▸ **Directions for this task**
Transcribe each line of the material as it is, and drop any picture.
****************************************
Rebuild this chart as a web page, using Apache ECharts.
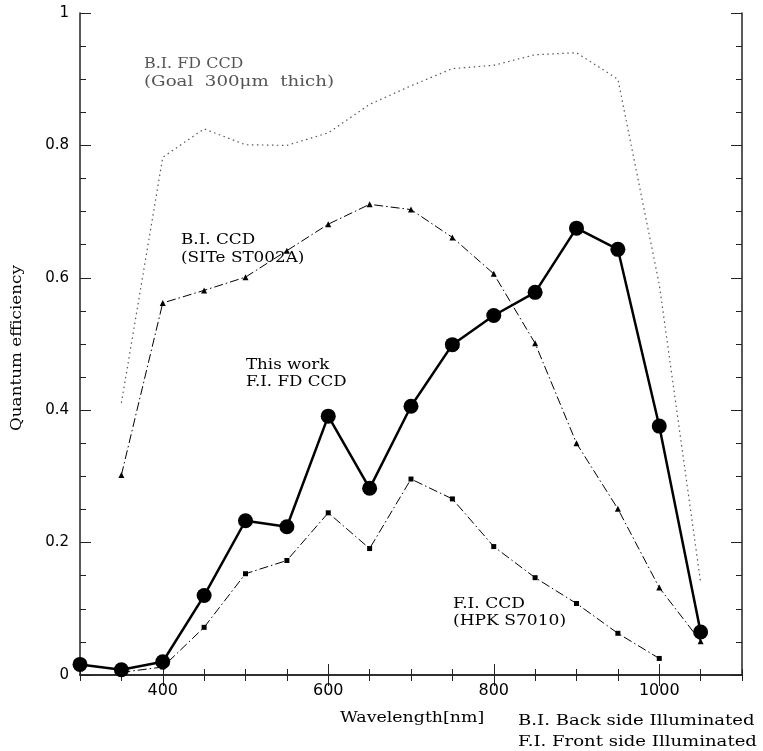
<!DOCTYPE html>
<html>
<head>
<meta charset="utf-8">
<script src="https://cdn.jsdelivr.net/npm/echarts@6/dist/echarts.min.js"></script>
<style>
html,body{margin:0;padding:0;background:#fff;}
#chart{width:763px;height:751px;}
</style>
</head>
<body>
<div id="chart"></div>
<script>
// ---- data ----
const thisWorkWl = [300,350,400,450,500,550,600,650,700,750,800,850,900,950,1000,1050];
const thisWorkQE = [0.016,0.008,0.020,0.120,0.233,0.224,0.391,0.282,0.406,0.499,0.543,0.578,0.675,0.643,0.376,0.065];

const siteWl = [350,400,450,500,550,600,650,700,750,800,850,900,950,1000,1050];
const siteQE = [0.302,0.562,0.581,0.601,0.641,0.681,0.711,0.703,0.661,0.606,0.501,0.350,0.251,0.132,0.051];

const hpkWl = [350,400,450,500,550,600,650,700,750,800,850,900,950,1000];
const hpkQE = [0.004,0.012,0.072,0.153,0.173,0.245,0.191,0.296,0.266,0.194,0.147,0.108,0.063,0.025];

const goalWl = [350,400,450,500,550,600,650,700,750,800,850,900,950,1000,1050];
const goalQE = [0.411,0.782,0.825,0.801,0.800,0.819,0.862,0.890,0.916,0.921,0.937,0.940,0.900,0.590,0.140];

const xMajorTicks = [400,600,800,1000];
const yMajorLabels = ['0','0.2','0.4','0.6','0.8','1'];

function pairs(xs, ys){ return xs.map((x,i)=>[x, ys[i]]); }

const chart = echarts.init(document.getElementById('chart'));
const axisCol = '#222';
const txtFont = '14px "DejaVu Serif"';

const baseX = {type:'value', min:300, max:1100, splitLine:{show:false}};
const baseY = {type:'value', min:0, max:1, splitLine:{show:false}};

function label(left, top, text, sx, color){
  return {type:'text', left:left, top:top, scaleX:sx, scaleY:1,
    style:{text:text, fill:color || '#000', font:txtFont}};
}

const option = {
  backgroundColor:'#fff',
  animation:false,
  grid:{left:80, right:21, top:13, bottom:76},
  xAxis:[
    Object.assign({}, baseX, {position:'bottom', interval:50,
      axisLine:{show:true, lineStyle:{color:axisCol, width:1.5}},
      axisTick:{show:true, inside:true, length:6, lineStyle:{color:axisCol, width:1}},
      axisLabel:{show:false}}),
    Object.assign({}, baseX, {position:'bottom',
      axisLine:{show:false},
      axisTick:{show:true, inside:true, length:11, customValues:xMajorTicks, lineStyle:{color:axisCol, width:1}},
      axisLabel:{show:true, customValues:xMajorTicks, margin:8, color:'#000', fontFamily:'DejaVu Sans', fontSize:16,
        formatter:(v)=> String(v)}}),
    Object.assign({}, baseX, {position:'top', interval:50,
      axisLine:{show:true, lineStyle:{color:axisCol, width:1.5}},
      axisTick:{show:true, inside:true, length:6, lineStyle:{color:axisCol, width:1}},
      axisLabel:{show:false}}),
    Object.assign({}, baseX, {position:'top',
      axisLine:{show:false},
      axisTick:{show:true, inside:true, length:11, customValues:xMajorTicks, lineStyle:{color:axisCol, width:1}},
      axisLabel:{show:false}})
  ],
  yAxis:[
    Object.assign({}, baseY, {position:'left', interval:0.05,
      axisLine:{show:true, lineStyle:{color:axisCol, width:1.5}},
      axisTick:{show:true, inside:true, length:6, lineStyle:{color:axisCol, width:1}},
      axisLabel:{show:false}}),
    Object.assign({}, baseY, {position:'left', interval:0.2,
      axisLine:{show:false},
      axisTick:{show:true, inside:true, length:11, lineStyle:{color:axisCol, width:1}},
      axisLabel:{show:true, margin:11, color:'#000', fontFamily:'DejaVu Sans', fontSize:15,
        formatter:(v)=> yMajorLabels[Math.round(v/0.2)]}}),
    Object.assign({}, baseY, {position:'right', interval:0.05,
      axisLine:{show:true, lineStyle:{color:axisCol, width:1.5}},
      axisTick:{show:true, inside:true, length:6, lineStyle:{color:axisCol, width:1}},
      axisLabel:{show:false}}),
    Object.assign({}, baseY, {position:'right', interval:0.2,
      axisLine:{show:false},
      axisTick:{show:true, inside:true, length:11, lineStyle:{color:axisCol, width:1}},
      axisLabel:{show:false}})
  ],
  series:[
    {type:'line', name:'B.I. FD CCD goal', data:pairs(goalWl, goalQE),
      showSymbol:false, symbol:'none',
      lineStyle:{color:'#555', width:1.2, type:[1.5,3.5]}, z:1},
    {type:'line', name:'B.I. CCD (SITe ST002A)', data:pairs(siteWl, siteQE),
      symbol:'triangle', symbolSize:6,
      itemStyle:{color:'#000'},
      lineStyle:{color:'#000', width:1, type:[9,3,1.5,3]}, z:2},
    {type:'line', name:'F.I. CCD (HPK S7010)', data:pairs(hpkWl, hpkQE),
      symbol:'rect', symbolSize:5,
      itemStyle:{color:'#000'},
      lineStyle:{color:'#000', width:1, type:[9,3,1.5,3]}, z:2},
    {type:'line', name:'This work F.I. FD CCD', data:pairs(thisWorkWl, thisWorkQE),
      symbol:'circle', symbolSize:15,
      itemStyle:{color:'#000'},
      lineStyle:{color:'#000', width:2.5}, z:3}
  ],
  graphic:[
    label(144, 57, 'B.I. FD CCD', 1.14, '#555'),
    label(144, 75, '(Goal  300\u03BCm  thich)', 1.3, '#555'),
    label(181, 233, 'B.I. CCD', 1.2),
    label(181, 251, '(SITe ST002A)', 1.2),
    label(246, 358, 'This work', 1.19),
    label(246, 375, 'F.I. FD CCD', 1.19),
    label(453, 597, 'F.I. CCD', 1.22),
    label(453, 614, '(HPK S7010)', 1.22),
    label(340, 711, 'Wavelength[nm]', 1.24),
    label(518, 714, 'B.I. Back side Illuminated', 1.29),
    label(518, 735, 'F.I. Front side Illuminated', 1.29),
    {type:'text', x:17, y:348, rotation:Math.PI/2, scaleX:1.2, scaleY:1,
      style:{text:'Quantum efficiency', fill:'#000', font:txtFont, align:'center', verticalAlign:'middle'}}
  ]
};
chart.setOption(option);
</script>
</body>
</html>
****************************************
▸ **Response**
Rebuild this chart as a web page, using Apache ECharts.
<!DOCTYPE html>
<html>
<head>
<meta charset="utf-8">
<script src="https://cdn.jsdelivr.net/npm/echarts@6/dist/echarts.min.js"></script>
<style>
html,body{margin:0;padding:0;background:#fff;}
#chart{width:763px;height:751px;}
</style>
</head>
<body>
<div id="chart"></div>
<script>
// ---- data ----
const thisWorkWl = [300,350,400,450,500,550,600,650,700,750,800,850,900,950,1000,1050];
const thisWorkQE = [0.016,0.008,0.020,0.120,0.233,0.224,0.391,0.282,0.406,0.499,0.543,0.578,0.675,0.643,0.376,0.065];

const siteWl = [350,400,450,500,550,600,650,700,750,800,850,900,950,1000,1050];
const siteQE = [0.302,0.562,0.581,0.601,0.641,0.681,0.711,0.703,0.661,0.606,0.501,0.350,0.251,0.132,0.051];

const hpkWl = [350,400,450,500,550,600,650,700,750,800,850,900,950,1000];
const hpkQE = [0.004,0.012,0.072,0.153,0.173,0.245,0.191,0.296,0.266,0.194,0.147,0.108,0.063,0.025];

const goalWl = [350,400,450,500,550,600,650,700,750,800,850,900,950,1000,1050];
const goalQE = [0.411,0.782,0.825,0.801,0.800,0.819,0.862,0.890,0.916,0.921,0.937,0.940,0.900,0.590,0.140];

const xMajorTicks = [400,600,800,1000];
const yMajorLabels = ['0','0.2','0.4','0.6','0.8','1'];

function pairs(xs, ys){ return xs.map((x,i)=>[x, ys[i]]); }

const chart = echarts.init(document.getElementById('chart'));
const axisCol = '#222';
const txtFont = '14px "DejaVu Serif"';

const baseX = {type:'value', min:300, max:1100, splitLine:{show:false}};
const baseY = {type:'value', min:0, max:1, splitLine:{show:false}};

function label(left, top, text, sx, color){
  return {type:'text', left:left, top:top, scaleX:sx, scaleY:1,
    style:{text:text, fill:color || '#000', font:txtFont}};
}

const option = {
  backgroundColor:'#fff',
  animation:false,
  grid:{left:80, right:21, top:13, bottom:76},
  xAxis:[
    Object.assign({}, baseX, {position:'bottom', interval:50,
      axisLine:{show:true, lineStyle:{color:axisCol, width:1.5}},
      axisTick:{show:true, inside:true, length:6, lineStyle:{color:axisCol, width:1}},
      axisLabel:{show:false}}),
    Object.assign({}, baseX, {position:'bottom',
      axisLine:{show:false},
      axisTick:{show:true, inside:true, length:11, customValues:xMajorTicks, lineStyle:{color:axisCol, width:1}},
      axisLabel:{show:true, customValues:xMajorTicks, margin:8, color:'#000', fontFamily:'DejaVu Sans', fontSize:16,
        formatter:(v)=> String(v)}}),
    Object.assign({}, baseX, {position:'top', interval:50,
      axisLine:{show:true, lineStyle:{color:axisCol, width:1.5}},
      axisTick:{show:true, inside:true, length:6, lineStyle:{color:axisCol, width:1}},
      axisLabel:{show:false}}),
    Object.assign({}, baseX, {position:'top',
      axisLine:{show:false},
      axisTick:{show:true, inside:true, length:11, customValues:xMajorTicks, lineStyle:{color:axisCol, width:1}},
      axisLabel:{show:false}})
  ],
  yAxis:[
    Object.assign({}, baseY, {position:'left', interval:0.05,
      axisLine:{show:true, lineStyle:{color:axisCol, width:1.5}},
      axisTick:{show:true, inside:true, length:6, lineStyle:{color:axisCol, width:1}},
      axisLabel:{show:false}}),
    Object.assign({}, baseY, {position:'left', interval:0.2,
      axisLine:{show:false},
      axisTick:{show:true, inside:true, length:11, lineStyle:{color:axisCol, width:1}},
      axisLabel:{show:true, margin:11, color:'#000', fontFamily:'DejaVu Sans', fontSize:15,
        formatter:(v)=> yMajorLabels[Math.round(v/0.2)]}}),
    Object.assign({}, baseY, {position:'right', interval:0.05,
      axisLine:{show:true, lineStyle:{color:axisCol, width:1.5}},
      axisTick:{show:true, inside:true, length:6, lineStyle:{color:axisCol, width:1}},
      axisLabel:{show:false}}),
    Object.assign({}, baseY, {position:'right', interval:0.2,
      axisLine:{show:false},
      axisTick:{show:true, inside:true, length:11, lineStyle:{color:axisCol, width:1}},
      axisLabel:{show:false}})
  ],
  series:[
    {type:'line', name:'B.I. FD CCD goal', data:pairs(goalWl, goalQE),
      showSymbol:false, symbol:'none',
      lineStyle:{color:'#555', width:1.2, type:[1.5,3.5]}, z:1},
    {type:'line', name:'B.I. CCD (SITe ST002A)', data:pairs(siteWl, siteQE),
      symbol:'triangle', symbolSize:6,
      itemStyle:{color:'#000'},
      lineStyle:{color:'#000', width:1, type:[9,3,1.5,3]}, z:2},
    {type:'line', name:'F.I. CCD (HPK S7010)', data:pairs(hpkWl, hpkQE),
      symbol:'rect', symbolSize:5,
      itemStyle:{color:'#000'},
      lineStyle:{color:'#000', width:1, type:[9,3,1.5,3]}, z:2},
    {type:'line', name:'This work F.I. FD CCD', data:pairs(thisWorkWl, thisWorkQE),
      symbol:'circle', symbolSize:15,
      itemStyle:{color:'#000'},
      lineStyle:{color:'#000', width:2.5}, z:3}
  ],
  graphic:[
    label(144, 57, 'B.I. FD CCD', 1.14, '#555'),
    label(144, 75, '(Goal  300\u03BCm  thich)', 1.3, '#555'),
    label(181, 233, 'B.I. CCD', 1.2),
    label(181, 251, '(SITe ST002A)', 1.2),
    label(246, 358, 'This work', 1.19),
    label(246, 375, 'F.I. FD CCD', 1.19),
    label(453, 597, 'F.I. CCD', 1.22),
    label(453, 614, '(HPK S7010)', 1.22),
    label(340, 711, 'Wavelength[nm]', 1.24),
    label(518, 714, 'B.I. Back side Illuminated', 1.29),
    label(518, 735, 'F.I. Front side Illuminated', 1.29),
    {type:'text', x:17, y:348, rotation:Math.PI/2, scaleX:1.2, scaleY:1,
      style:{text:'Quantum efficiency', fill:'#000', font:txtFont, align:'center', verticalAlign:'middle'}}
  ]
};
chart.setOption(option);
</script>
</body>
</html>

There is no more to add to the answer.